Micromanager. It's what every employee dreads, and what every leader vows they won't become. You swear that you'll never be one of those awful bosses who never trusts their employees, needs to weigh in on every little decision, and checks up on staff 10 times a day.
Yet somehow, it's easy to veer off path. People start slipping up, deadlines become missed. It leaves you no other choice than to start keeping people accountable, even if that means on an hourly basis.
It can be easy to fall into this dangerous habit. Micromanaging is only guaranteed to get you a lot more stress and many more resignations. Setting your team up for success is simple: No matter how big your team may be or how much (or little) experience they have, everyone needs to set goals and identify how they'll contribute to the team.

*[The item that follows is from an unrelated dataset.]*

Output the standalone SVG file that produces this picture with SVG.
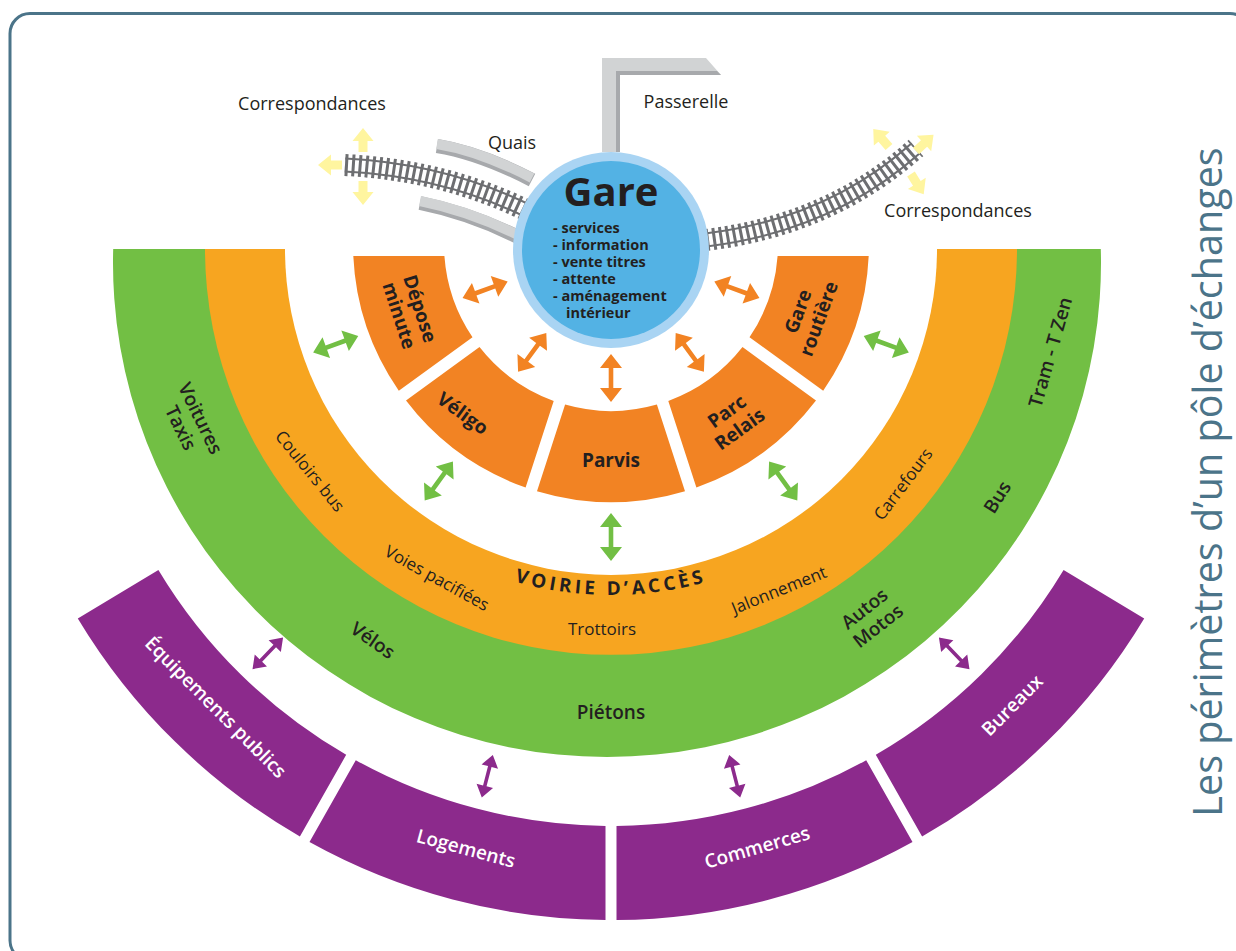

A clear path creates clarity for each employee as well as your organization. Great leaders know that planning and direction are necessary for results to happen. However, even the most seasoned pros either forget or procrastinate these simple exercises that will make the world of difference.
Setting expectations as a top priority will drastically improve the performance of your team and will create an open workplace that instills confidence, not fear. Here are three strategies to help you hang that micromanager hat up for good:
1. Stop assuming and start communicating.
You can't read minds, and guess what? Neither can your staff. You pride yourself on providing a workplace that empowers employees to figure things out on their own. Unfortunately, you're keeping them in the dark. This is precisely the problem.
Always allow your team to make decisions, but don't leave them guessing what is expected of them. Remember, there are enough challenges without adding uncertainty to the mix. Clear communication is critical to success in the workplace, so make sure you brief employees on expectations to avoid frequent check-ins.
2. Shift your focus from the end to the journey
We're always focused on the numbers. In business, we have to be. Profits, margins, expenses, losses. They're vital to keep the lights on and your books balanced. Unfortunately, sometimes it can be to a fault.
If your employees are not getting you the results you want, it's time to shift your focus from the "what", to the "how". We tell employees what we want them to do, but we ignore how they're going to get there. Encourage them to map out their process and ask them to share it with you. And when they do, remember that your way of doing things is not always the best or only way; be open to their method and critical path.
3. Ask and you shall receive.
Make the time to ask your employees what they want. By investing just an hour of your time, you'll learn what their needs, goals and challenges are. This builds trust, for both you and them.
At Creative Niche I start with outlining how each employee will contribute to the desired outcome. Once I've established what they require, I take the time to listen to their expectations and evaluate how I can help them to achieve their goals.